Nous avons dit que nous refusons, par convention laïque, tout lynchage et toute méthode destinée à imposer un aspect "moral" à la polémique politique. Nous nous rendons compte que ce risque nous poursuit et qu'il devient souvent la réalité que l'on peut nous reprocher. Mais nous pouvons en toute tranquillité affirmer que les polémiques radicales se sont toujours déroulées toujours à partir de faits et de situations existantes, qu'il était urgent de modifier et de toucher là où les "massacres" moraux et physiques étaient et sont en cours, en sachant que l'unique moyen de se défendre des victimes et celui de toucher les puissants qui persécutent, tandis qu'elles les persécutent.
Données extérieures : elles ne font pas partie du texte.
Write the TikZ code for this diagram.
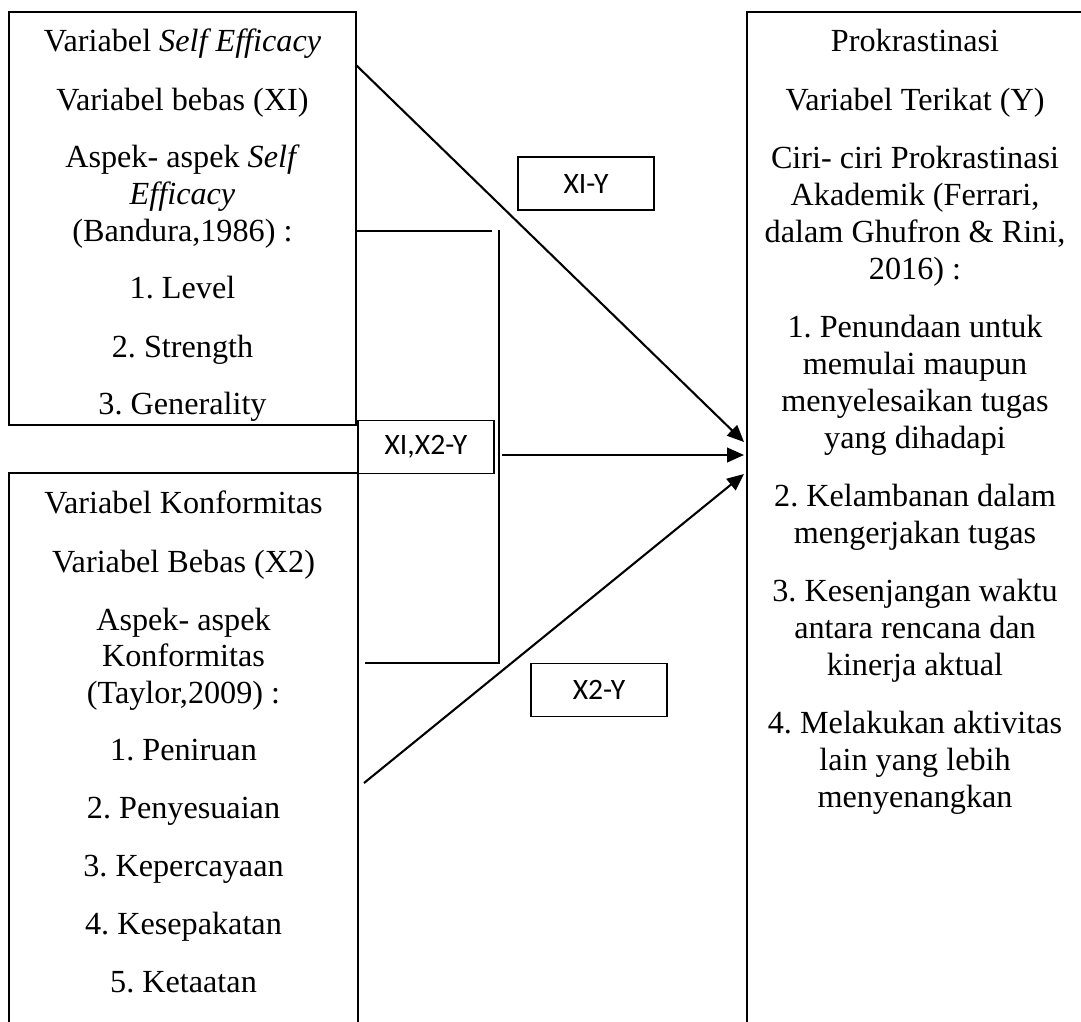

Constater que pour s'opposer à une vague de sicaires, de matraqueurs, de zouaves pontificaux qui acquièrent, mieux nourris et armés, quelque hardiesse, on utilise l'"antifascisme", pour hisser sur les tribunes et sur les masses démocratiques qui répondent à l'appel, les Darida et les De Mita, les Misasi et les hommes les plus puissants et les plus responsables de ce régime; pour qualifier d'"antifasciste" et "constitutionnelles" des forces et une classe politique qui ont depuis plus d'un quart de siècle, jour après jour, trahi la Constitution, les espérances de la Résistance, l'essence-même de l'antifascisme: C'est ce qu'il nous paraît urgent de dénoncer; C'est ce qui nous indigne et nous épouvante.